Five people perished and six were wounded in the attacks.

The American, British and other allies’ air strikes against Houthis that control northern Yemen, including the capital of Sanaa, are aiming to punish the Iranian-backed militant group for attacking commercial ships in the Red Sea.

But the incident is just one of many troubling events around the region that could stack up into larger conflicts, wrote Reuters.

The Red Sea region, which spans from the Suez Canal to the Arabian Sea, is vital to world trade. The Houthis, acting to profit from piracy while making a statement in protest of Israel’s war on Hamas in the Gaza Strip, are seeking to exploit their presence there, wrote World Politics Review.

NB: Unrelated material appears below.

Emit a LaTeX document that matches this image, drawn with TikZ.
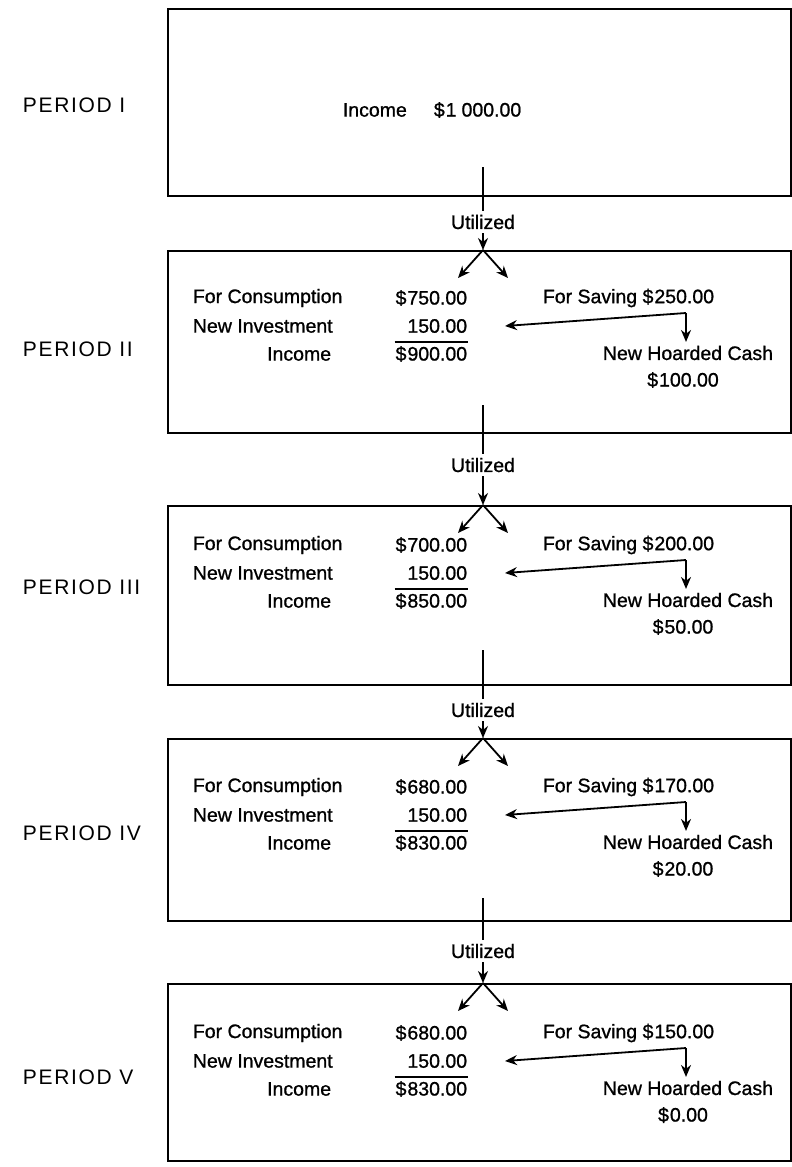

And for the Houthis, who rule much of Yemen after being engaged in a civil war there for more than a decade, the war in Israel has given the rebel group new momentum.

Firstly, public outrage in Arab countries over Israel’s devastating response to the horrific attacks on Israel on Oct. 7 is widespread. Jordanian officials, for instance, have repeatedly said that Israeli “war crimes” against the Palestinians were increasing regional tensions and violence in the region.

On Friday, tens of thousands of Yemenis gathered in several cities to protest the war on Gaza and condemn US strikes on their country. “Your strikes on Yemen are terrorism,” said Mohammed Ali Al-Houthi, a member of the Houthi Supreme Political Council, referring to the United States.

Secondly, Iran appears to be flexing its role as leader of the so-called Axis of Resistance, or militant groups that oppose Israel and Western influence in the region, suggesting that more widespread fighting throughout the Middle East is likely, the Atlantic magazine wrote.

“The (January 12) attacks are happening in an effort to extend the full support of the US and UK in approximately the past 100 days for the war crimes of the Zionist regime against the Palestinian people and the besieged citizens of Gaza,” the Iranian Ministry of Foreign Affairs said in a statement to Al Jazeera.

To the north, Israel is already fighting with militants in Lebanon. Israel recently killed a Hezbollah commander in Lebanon and a Hamas leader in Beirut with an airstrike. Hezbollah, meanwhile, fired and hit an Israeli base with rockets, reported the Associated Press. Israeli military forces told the Times of Israel they would not allow terrorists to attack their country from Syria. Foreign Policy warned of a full-blown war erupting between the two sides.

Iranian-backed Iraqi militants also fired rockets at a US military base in eastern Syria in retaliation for American support of Israel despite the bloodshed in Gaza, added Press TV, an Iranian state-owned media outlet. The same militants also claimed to have hit Israeli military installations near Galilee and the port of Eilat in Israel.

And in Iraq, the militia group Harakat al-Nujaba, also aligned with Iran, said that American interests and countries allied to the US would not be safe from now on.

US and allied forces have been attacked at least 130 times in Iraq and Syria Since Oct. 17, according to Washington.

The Houthis, meanwhile, have vowed to keep plundering ships off their coast and warned all vessels heading to Israel they are not safe, no matter where they are, CBS News wrote.

Perhaps a widespread, regional war is already underway.